SEC is a standard method for selective and specific quantification of proteins. If exact quantification is the primary objective, most analysts will seek to achieve high resolution (R > 1.5) of the components. If a short analysis time is the primary objective, faster flow rates and/or shorter columns can be applied, however, at the expense of resolution. One approach to increase analytical speed without losing resolution is the interlacing of injections and/or parallel operation of two columns on a chromatographic system [8], [9]. When interlaced injections are performed in SEC analysis, the result is elimination of initial lag time between sample injection and start of elution.
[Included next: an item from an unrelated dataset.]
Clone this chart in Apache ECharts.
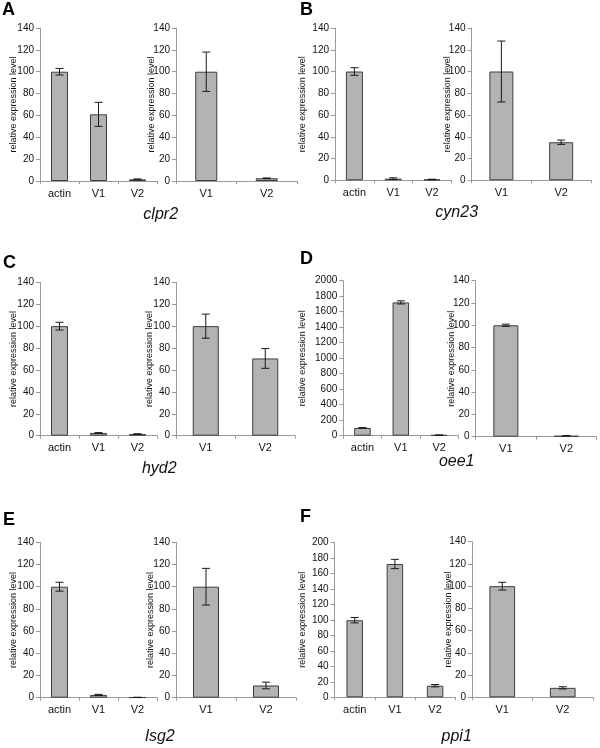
<!DOCTYPE html>
<html><head><meta charset="utf-8">
<script src="https://cdn.jsdelivr.net/npm/echarts@6/dist/echarts.min.js"></script>
<style>html,body{margin:0;padding:0;background:#fff}#c{width:600px;height:748px}</style>
</head><body><div id="c"></div>
<script>
// ---- categories ----
const catsAll = ['actin', 'V1', 'V2'];
const catsVar = ['V1', 'V2'];
// ---- panel letters and gene names ----
const panelLetters = ['A', 'B', 'C', 'D', 'E', 'F'];
const geneNames = ['clpr2', 'cyn23', 'hyd2', 'oee1', 'lsg2', 'ppi1'];
// ---- values (mean, error) ----
const clpr2AllMean = [100, 61, 1.5];   const clpr2AllErr = [3, 11, 0.4];
const clpr2VarMean = [100, 2.5];       const clpr2VarErr = [18, 0.3];
const cyn23AllMean = [100, 1.5, 0.8];  const cyn23AllErr = [3.5, 0.8, 0.2];
const cyn23VarMean = [100, 35];        const cyn23VarErr = [28, 2];
const hyd2AllMean  = [100, 2.5, 1.5];  const hyd2AllErr  = [3.5, 0.3, 0.3];
const hyd2VarMean  = [100, 70.5];      const hyd2VarErr  = [11, 9];
const oee1AllMean  = [100, 1720, 8];   const oee1AllErr  = [5, 20, 2];
const oee1VarMean  = [100, 0.8];       const oee1VarErr  = [1, 0.2];
const lsg2AllMean  = [100, 2.5, 0.3];  const lsg2AllErr  = [4, 0.5, 0.1];
const lsg2VarMean  = [100, 11];        const lsg2VarErr  = [16.5, 3];
const ppi1AllMean  = [99.5, 172, 15];  const ppi1AllErr  = [3.5, 6, 1.5];
const ppi1VarMean  = [100, 8.5];       const ppi1VarErr  = [3.5, 1];
// ---- y axis scales ----
const yMaxAll = [140, 140, 140, 2000, 140, 200];
const yStepAll = [20, 20, 20, 200, 20, 20];
const yMaxVar = [140, 140, 140, 140, 140, 140];
const yStepVar = [20, 20, 20, 20, 20, 20];
const yAxisTitle = 'relative expression level';

const allMeans = [clpr2AllMean, cyn23AllMean, hyd2AllMean, oee1AllMean, lsg2AllMean, ppi1AllMean];
const allErrs  = [clpr2AllErr, cyn23AllErr, hyd2AllErr, oee1AllErr, lsg2AllErr, ppi1AllErr];
const varMeans = [clpr2VarMean, cyn23VarMean, hyd2VarMean, oee1VarMean, lsg2VarMean, ppi1VarMean];
const varErrs  = [clpr2VarErr, cyn23VarErr, hyd2VarErr, oee1VarErr, lsg2VarErr, ppi1VarErr];

// ---- layout (positions only) ----
// [left, top, width, height, barWidth, nameGap]
const layAll = [
  [40, 28, 117, 153, 17, 22],
  [335, 28, 116.4, 152.3, 17, 28],
  [40, 282.3, 117, 153.4, 17, 22],
  [343.3, 280.7, 115, 155, 16.5, 36],
  [40, 542.3, 117, 155.4, 17, 22],
  [334.6, 542.3, 120.6, 155, 16.5, 28]
];
const layVar = [
  [176, 28, 121, 153, 22, 20],
  [471.5, 28, 119.5, 152.3, 24, 19.5],
  [176, 282.3, 119, 153.4, 26, 22],
  [475.6, 280.7, 121, 156, 25, 20],
  [176, 542.3, 120, 155.4, 26, 21],
  [472, 541.7, 121, 155.6, 25.7, 19]
];
const letterPos = [[2, 10], [300, 10], [3, 263], [300, 259], [3, 520], [300, 517]];
const genePos = [[160.7, 215], [456.7, 213], [159.3, 469], [456.7, 462], [160, 737], [456.7, 737]];

const FONT = '"Liberation Sans", Arial, sans-serif';
const axisCol = '#9a9a9a';
const grids = [], xAxes = [], yAxes = [], series = [];

function addChart(cats, means, errs, yMax, yStep, lay) {
  const idx = grids.length;
  grids.push({left: lay[0], top: lay[1], width: lay[2], height: lay[3], containLabel: false});
  xAxes.push({
    type: 'category', gridIndex: idx, data: cats,
    axisLine: {lineStyle: {color: axisCol, width: 1}},
    axisTick: {show: true, length: 3, lineStyle: {color: axisCol}},
    axisLabel: {color: '#111', fontSize: 11, fontFamily: FONT, margin: 7}
  });
  yAxes.push({
    type: 'value', gridIndex: idx, min: 0, max: yMax, interval: yStep,
    name: yAxisTitle, nameLocation: 'middle', nameGap: lay[5], nameMoveOverlap: false,
    nameTextStyle: {color: '#111', fontSize: 9, fontFamily: FONT},
    axisLine: {show: true, lineStyle: {color: axisCol, width: 1}},
    axisTick: {show: true, length: 4, lineStyle: {color: axisCol}},
    splitLine: {show: false},
    axisLabel: {color: '#111', fontSize: 10, fontFamily: FONT, margin: 6,
      formatter: function (v) { return String(v); }}
  });
  series.push({
    type: 'bar', xAxisIndex: idx, yAxisIndex: idx, data: means, barWidth: lay[4],
    itemStyle: {color: '#b3b3b3', borderColor: '#3d3d3d', borderWidth: 1},
    silent: true, animation: false
  });
  series.push({
    type: 'custom', xAxisIndex: idx, yAxisIndex: idx,
    data: means.map((m, i) => [i, m, errs[i]]),
    renderItem: function (params, api) {
      const x = api.value(0), y = api.value(1), e = api.value(2);
      const p1 = api.coord([x, y + e]);
      const p2 = api.coord([x, y - e]);
      const h = 4;
      const st = {stroke: '#1a1a1a', lineWidth: 1};
      return {type: 'group', children: [
        {type: 'line', shape: {x1: p1[0], y1: p1[1], x2: p2[0], y2: p2[1]}, style: st},
        {type: 'line', shape: {x1: p1[0] - h, y1: p1[1], x2: p1[0] + h, y2: p1[1]}, style: st},
        {type: 'line', shape: {x1: p2[0] - h, y1: p2[1], x2: p2[0] + h, y2: p2[1]}, style: st}
      ]};
    },
    z: 5, silent: true, animation: false
  });
}

for (let k = 0; k < 6; k++) {
  addChart(catsAll, allMeans[k], allErrs[k], yMaxAll[k], yStepAll[k], layAll[k]);
  addChart(catsVar, varMeans[k], varErrs[k], yMaxVar[k], yStepVar[k], layVar[k]);
}

const graphics = [];
for (let k = 0; k < 6; k++) {
  graphics.push({type: 'text', left: letterPos[k][0], top: letterPos[k][1] - 9,
    style: {text: panelLetters[k], font: 'bold 18px ' + FONT, fill: '#000'}});
  graphics.push({type: 'text', x: genePos[k][0], y: genePos[k][1],
    style: {text: geneNames[k], font: 'italic 16px ' + FONT, fill: '#111', align: 'center', verticalAlign: 'middle'}});
}

const chart = echarts.init(document.getElementById('c'), null, {renderer: 'canvas'});
chart.setOption({
  animation: false,
  backgroundColor: '#fff',
  grid: grids, xAxis: xAxes, yAxis: yAxes, series: series,
  graphic: graphics
});
</script></body></html>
If interlaced injections are combined with parallel operation of two columns, the waiting time post elution of the smallest sample molecule of interest can be reduced or even eliminated. Thus, in favorable situations, analysis time per sample can be reduced to the time span in which the molecules of interest elute.

The separation of protein PEGamers using SEC poses a very challenging task, as the relative increase in molecular size decreases for each additional PEG molecule attached to the protein [10]. A size based chromatographic separation of native protein and mono-PEGylated species might be achieved effortlessly, however a resolution of the higher protein PEGamers will become increasingly difficult.

Our proposition is that for analytical purposes the degree of separation necessary for correct quantification can be decreased significantly by applying alternative methods for the evaluation of chromatographic data. This idea is based on the assumption that overlapping elution of different species will result in a chromatogram which is a linear superposition of the signals of each single analyte. Therefore, a linear multivariate correlation between elution profile (chromatogram) and amounts of the different components in the respective samples can be expected. This, of course, presumes that the amount of the analytes does not influence the elution profile. In the linear range of adsorption, this assumption would apply as peak shape is a function of the chromatography system (dead volume, column packing etc.) and protein characteristics (adsorption and diffusion) but not of protein concentration. Further, the separation mechanism of SEC does not depend on direct interaction with the column material and thus it is not expected that different load concentrations should cause a non-linear change of the elution profile. If the linear correlation between analyte concentration and elution profile is given, it should be possible to calibrate a multivariate regression model based on one chromatogram of each pure component and one defined mixture of all components. Such a multivariate regression model could then give precise determinations of sample composition despite low chromatographic resolution of the sample components.

The presented work describes how multivariate calibration can be used to gain quantitative results of high quality from low resolution chromatograms. By doing so, faster analysis times are achievable through application of short columns and high flow rates that would otherwise be avoided due to inferior separation performance.

In general, a balanced ratio of analytical and experimental time allows a more efficient use of the HTE platform. The goal was to achieve an assay time of maximum 2 min. This would facilitate a 24 h experiment-analysis cycle for PEGylation screenings in 96 well HTE format, where screening experiments which are performed during day time can be analyzed over night. Further, fast assays can be useful for PEGylation reaction monitoring and subsequent purification process monitoring.